If you are a typical user, even a so-called power user, you might understand that your organization has a domain that you log into. In fact, you might know that your computer is connected to that domain by permission and that when you hit Ctrl+Alt+Delete you are, in effect, getting the attention of your servers (also known as domain controllers), which look at your credentials (for example, your username and password) and give you access to the network. What you might not know is that your credentials are part of a database that, in the Windows world, is called Active Directory.
So, besides being a database with your company usernames and passwords, what is Active Directory? First introduced to us with Windows Server 2000, Active Directoryin the most basic of comparisonsmight be likened to a telephone directory, which is information about individuals that is based upon various fields (name, address, telephone number, and so forth). However, in Active Directory, there is identity management, which allows for more advanced control than simply looking up a person to locate their number.
Active Directory allows you to create objects (user accounts, groups, computers, and so forth) that you can then define attributes toward (such as name, address, and department) and utilize within a network to determine login settings, grant permissions for access to resources, computer behavioral auditing, impose policy settings toward, and much, much more. It goes beyond a simple, static directory and is much more dynamic, or active, in its functionality (thus the name) (Figures 1, 2 and 3).
Active Directory was designed to take into consideration the physical and logical sides to a network environment. Consider two users who work in the same building on the same floor for what appears to be the same company. These two users might sit only a few feet apart from each other, but they might have completely different physical and logical Active Directory features.
What Does Active Directory Look Like?
From a physical perspective, Active Directory allows you to group computers (both workstations and servers) into sites. A site typically includes a single subnet or subnets all located within the same physical area. So you might have two offices, one in New York, one in Los Angeles. You should, by rights, have two different sites. But going beyond that, you might have multiple subnets in New York due to the size of that location. You can break that physical location into multiple sites as well (or keep them under one site). Active Directory has been designed to allow for that level of flexibility so that the final design decisions aren’t forced upon the administrative team.
Those sites are helpful because they curtail the amount of replication that occurs between those sites and that gives you the ability to control the amount of bandwidth that is utilized for replication traffic that might be caused by Active Directory itself.
Beyond the physical side, however, there is also the logical side, which allows for even more flexibility in your design of Active Directory objects. Forests, domains, Organizational Unitsthis is the lingo of logical Active Directory.

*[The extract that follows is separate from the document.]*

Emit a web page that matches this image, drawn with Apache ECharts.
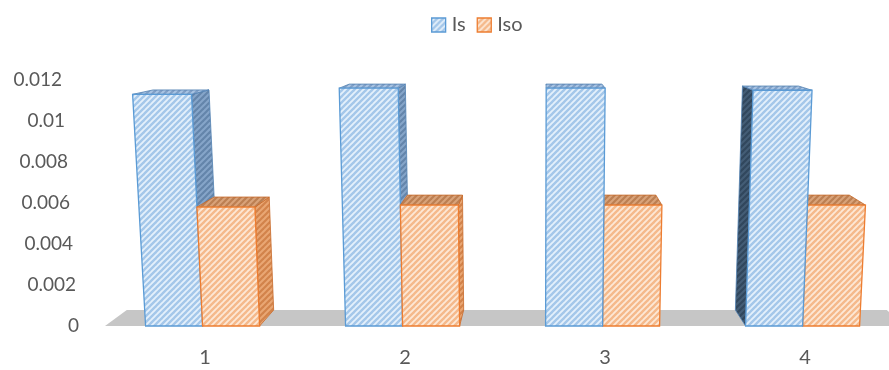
<!DOCTYPE html>
<html>
<head>
<meta charset="utf-8">
<style>
  html, body { margin: 0; padding: 0; background: #ffffff; }
  #chart { width: 889px; height: 370px; }
</style>
<script src="https://cdn.jsdelivr.net/npm/echarts@6/dist/echarts.min.js"></script>
</head>
<body>
<div id="chart"></div>
<script>
// Chart data
const categories = ['1', '2', '3', '4'];
const isValues = [0.0113, 0.0116, 0.0116, 0.0115];
const isoValues = [0.0058, 0.0059, 0.0059, 0.0059];
const yTickLabels = ['0', '0.002', '0.004', '0.006', '0.008', '0.01', '0.012'];
const seriesNames = ['Is', 'Iso'];

// Diagonal "/" hatch tile used as a repeating fill pattern
function hatch(bg, fg, size, lw) {
  const c = document.createElement('canvas');
  c.width = size; c.height = size;
  const g = c.getContext('2d');
  g.fillStyle = bg; g.fillRect(0, 0, size, size);
  g.strokeStyle = fg; g.lineWidth = lw; g.lineCap = 'square';
  for (let k = -1; k <= 1; k++) {
    g.beginPath();
    g.moveTo(k * size, size);
    g.lineTo(k * size + size, 0);
    g.stroke();
  }
  return { image: c, repeat: 'repeat' };
}

const palette = [
  { // Is
    front: hatch('#e4f0fb', '#a4c7ea', 6, 2.4),
    top: hatch('#a9c4e3', '#809fc6', 6, 2.2),
    sideR: hatch('#86a5c9', '#6485ab', 6, 2.2),
    sideL: hatch('#445d76', '#31475d', 6, 2.2),
    line: '#5b9bd5',
    dark: '#5282b2'
  },
  { // Iso
    front: hatch('#fde8d6', '#f5b98b', 6, 2.4),
    top: hatch('#d9a37a', '#bc7f52', 6, 2.2),
    sideR: hatch('#e9a774', '#d2834b', 6, 2.2),
    sideL: hatch('#a86c41', '#8a552f', 6, 2.2),
    line: '#ed7d31',
    dark: '#c8692a'
  }
];

// Perspective helpers: columns lean outward as they rise,
// and depth faces recede toward the vanishing point.
function view(cs) {
  return {
    vpx: cs.x + cs.width * 0.545,
    vpy: cs.y - 74,
    leanX: cs.x + cs.width * 0.53,
    baseY: cs.y + cs.height,
    lean: 0.036 / cs.height,
    depth: 0.05
  };
}
function warp(v, x, y) {
  const s = 1 + v.lean * (v.baseY - y);
  return [v.leanX + (x - v.leanX) * s, y];
}
function back(v, p) {
  return [p[0] + (v.vpx - p[0]) * v.depth, p[1] + (v.vpy - p[1]) * v.depth];
}

function barRenderer(si) {
  return function (params, api) {
    const v = view(params.coordSys);
    const cat = api.value(0);
    const val = api.value(1);
    const base = api.coord([cat, 0]);
    const top = api.coord([cat, val]);
    const band = api.size([1, 0])[0];
    const w = band * 0.285;
    const split = base[0] - band * 0.012;
    const xl = si === 0 ? split - w : split;
    const xr = si === 0 ? split : split + w;
    const pal = palette[si];

    const FTL = warp(v, xl, top[1]);
    const FTR = warp(v, xr, top[1]);
    const FBR = [xr, base[1]];
    const FBL = [xl, base[1]];
    const BTL = back(v, FTL), BTR = back(v, FTR), BBR = back(v, FBR), BBL = back(v, FBL);

    const dist = Math.abs((xl + xr) / 2 - v.vpx);
    const z0 = 10000 - Math.round(dist) * 10;
    const children = [];
    if (xr < v.vpx - 2) {
      children.push({ type: 'polygon', z2: z0, shape: { points: [FTR, BTR, BBR, FBR] },
        style: { fill: pal.sideR, stroke: pal.dark, lineWidth: 0.8 } });
    } else if (xl > v.vpx + 20) {
      children.push({ type: 'polygon', z2: z0, shape: { points: [FTL, BTL, BBL, FBL] },
        style: { fill: pal.sideL, stroke: pal.dark, lineWidth: 0.8 } });
    }
    children.push({ type: 'polygon', z2: z0 + 1, shape: { points: [FTL, FTR, BTR, BTL] },
      style: { fill: pal.top, stroke: pal.dark, lineWidth: 0.8 } });
    children.push({ type: 'polygon', z2: z0 + 2, shape: { points: [FTL, FTR, FBR, FBL] },
      style: { fill: pal.front, stroke: pal.line, lineWidth: 1.3 } });
    return { type: 'group', children: children };
  };
}

// Floor plane under the columns
function floorRenderer(params, api) {
  const cs = params.coordSys;
  const v = view(cs);
  const fl = [cs.x, v.baseY];
  const fr = [cs.x + cs.width, v.baseY];
  return {
    type: 'polygon',
    shape: { points: [fl, fr, back(v, fr), back(v, fl)] },
    style: { fill: '#c6c6c6', stroke: null }
  };
}

const textColor = '#595959';
const font = 'Lato, "Open Sans", sans-serif';

// Right-edge offsets for value labels, following the perspective lean
const yRich = {};
yTickLabels.forEach(function (t, i) {
  yRich['t' + i] = {
    fontFamily: font, fontSize: 19, color: textColor,
    padding: [0, Math.round(17 * i / (yTickLabels.length - 1)), 0, 0]
  };
});

const chart = echarts.init(document.getElementById('chart'), null, { renderer: 'canvas' });
chart.setOption({
  animation: false,
  backgroundColor: '#ffffff',
  legend: {
    left: 426, top: 10,
    itemWidth: 14, itemHeight: 14, itemGap: 11,
    icon: 'rect',
    textStyle: { fontFamily: font, fontSize: 20, color: textColor, padding: [0, 0, 0, 1] },
    data: seriesNames.map(function (n, i) {
      return { name: n, itemStyle: { color: palette[i].front, borderColor: palette[i].line, borderWidth: 1.3 } };
    })
  },
  grid: { left: 105, top: 80, width: 800, height: 246, outerBoundsMode: 'none', containLabel: false },
  xAxis: {
    type: 'category',
    data: categories,
    axisLine: { show: false },
    axisTick: { show: false },
    axisLabel: { fontFamily: font, fontSize: 20, color: textColor, margin: 22 }
  },
  yAxis: {
    type: 'value',
    min: 0, max: 0.012, interval: 0.002,
    axisLine: { show: false },
    axisTick: { show: false },
    splitLine: { show: false },
    axisLabel: {
      margin: 26,
      formatter: function (val) {
        const i = Math.round(val / 0.002);
        return '{t' + i + '|' + yTickLabels[i] + '}';
      },
      rich: yRich
    }
  },
  series: [
    {
      type: 'custom', name: '_floor', z: 1, silent: true,
      renderItem: floorRenderer,
      data: [[0, 0]]
    },
    {
      type: 'custom', name: seriesNames[0], z: 2,
      renderItem: barRenderer(0),
      encode: { x: 0, y: 1 },
      data: isValues.map(function (v, i) { return [i, v]; })
    },
    {
      type: 'custom', name: seriesNames[1], z: 2,
      renderItem: barRenderer(1),
      encode: { x: 0, y: 1 },
      data: isoValues.map(function (v, i) { return [i, v]; })
    }
  ]
});
</script>
</body>
</html>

A forest contains trees, of course (Figure 4). You can see in Figure 4 that in this case, a tree is called a domain. There is a parent domain and there can be sub-domains, called child domains. So you might have a forest with a single domain tree (albeit this would be a very small forest) or you might have multiple domains with multiple child domains all interconnected by transitive two-way trusts.
Of course, you next question is, "What is a transitive two-way trust?" Well… with domains of the same forest, there might be resources (printers, file servers, and so forth). If a user wants to access a resource in another domain within the same forest, she would obviously need permission to do so. But the ‘trust’ is automatic between domains. One might liken it to two countries which allow individuals to pass back and forth between the countries without a specific visa to do so. So, while a United States citizen might need a passport to enter Canada, he isn't required to obtain a visa the way another country might require of him. The trust is already in place to that extent.
You might wonder why you would create multiple domains. Is it due to locations or departments? Actually, it could be for many different reasons. A parent domain like primatech.com (note the DNS naming structure) might have a research division that is top secret. That research division might want to have special security in place and thus require its own domain. So, you might create the research.primatech.com domain.
Beyond domains being used to create reasonable security or departmental divisions there are Organizational Units (OUs) that are simply containers that hold objects (like Users, Groups, Printers, Computers) for the establishment of policies or administrative control.
So, that pretty much explains the structure from the physical and logical side. You have sites based upon IP subnets, which help to control replication. You have forests, domains, and Organizational Units, which help to logically control your objects (which are users, groups, computers, printers, and so forth).
Is that all? Well…not quite. We haven’t delved deep into the world of LDAP, Kerberos, and DNS, which are all essential aspects to Active Directory. And then there is Group Policy, which has entire books written about it.
Why Did We Tell You All of This?
Some folks want to know what is happening behind the scenes on their network. They don’t understand when they cannot access something or they might not know how it all works (and they would like to). Active Directory is a huge part to understanding the basics of how your organization is put together. Your system has permission to access the services on the domain but you still need to log-in with a registered account. At that point, you get a token that is then your ‘passport’ to accessing other items. It is all controlled and all traceable. Thanks to Active Directory.